In 2004 after Tom’s passing, YAP employees began making contributions to build a scholarship fund in his name. That scholarship is one of the tools available to Advocates in helping program participants build individualized toolkits like the one Shyheem’s Advocate worked with him and his family to create.
We apply the evidence-based YAP youth justice model in our post-placement services, detention diversion, and gun violence prevention programs like Choose to Change, our partnership with Children’s Home & Aid in Chicago. The University of Chicago Crime Lab found the program reduces violent crime arrests among participants by 48 percent.
We also use the YAP youth justice model for family reunification and as an alternative to out-of-home placement of young people in group homes, treatment centers and developmental disabilities and autism care facilities.
YAP is filling service gaps for young people aging out of foster care, LGBTQ youth, commercially sexually exploited children, and young people impacted by substance use.
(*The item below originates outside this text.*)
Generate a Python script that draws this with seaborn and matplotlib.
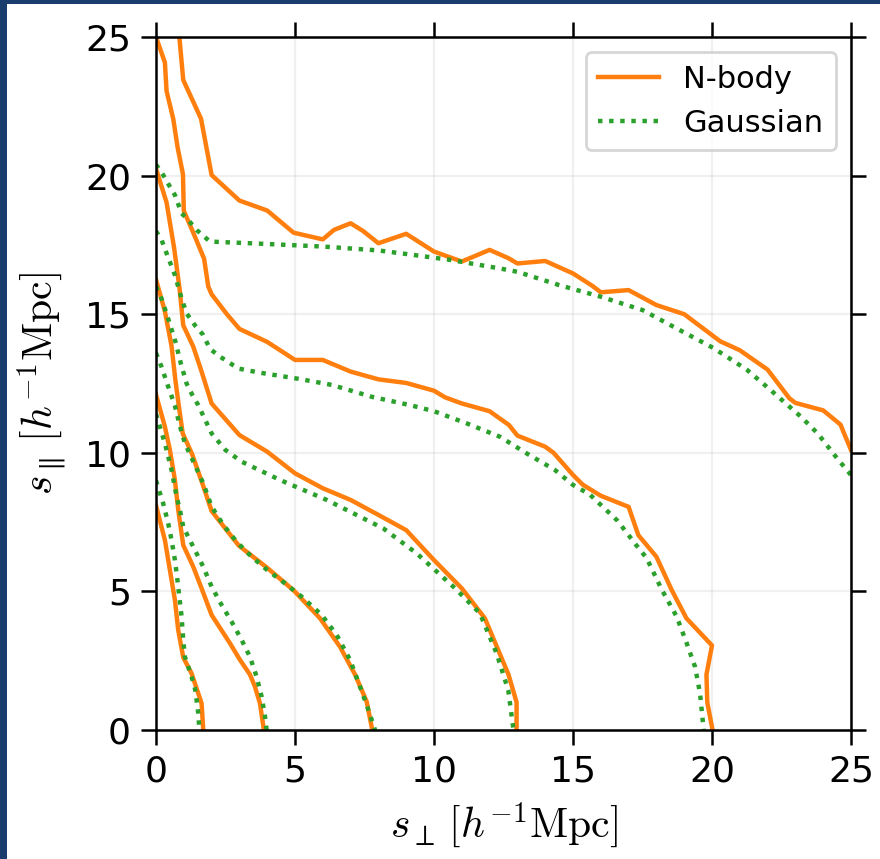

We’re also using the model as the foundation for adult re-entry services and crime prevention programs where we are able to employ returning citizens.
The beauty of YAP is its simplicity. YAP-trained, employee Advocates help program participants identify their strengths and empower them and their parents or guardians with tools to achieve their goals and firm their foundation.
The YAP model is rooted in a desire to reform systems, including making them equitable for young Black and Brown people. This year’s protests of the death in police custody of George Floyd have brought new awareness to our model. YAP is the kind of cost-effective, community-based alternative to traditional public safety, child welfare and youth justice approaches that systems are looking for.
As noted in a Philadelphia Inquirer story about YAP, — and I quote here – “The average cost of a juvenile prison bed is $241 a day, but a slot in a community-based program costs less than $75 a day, according to the ACLU. At YAP, 86 percent of youth stayed arrest-free while in the program, a 2014 study found. In another 2014 study, researchers found that between six and 12 months after discharge from YAP, nearly 90 percent still lived in their community, and less than 5 percent were in secure placement, or detention.” End quote.
That brings us back to Shyheem. After several months of working with him, his YAP Advocate felt progress was too little and too slow. As per the YAP No Reject, No Eject policy, we didn’t give up. We matched him with another Advocate who felt that based on his own life experiences, he could make a breakthrough.
By late 2018, YAP Advocate Darnell began seeing things come together for Shyheem. Both the judge overseeing his case and Shyheem’s probation officer agreed that this once troubled youth was growing into a young man working towards a bright future.
In Spring 2019, Shyheem graduated from Excel Academy. He’d completed over 430 hours of community service at Inglis House assisting people with disabilities. He also worked at KIngsessing Recreation Center helping maintain the facility.
At his court hearing right before the city shutdown, Shyheem had completed his restitution and had an interview for a full-time job with a security company. On September 4th, the now 20-year-old Shyheem got word that Juvenile Probation has positively discharged him from custody.
At YAP, we believe every young person deserves what we all want — someone to believe in us against all odds — and an opportunity to prove them right. Thank you for taking time to hear about the YAP model.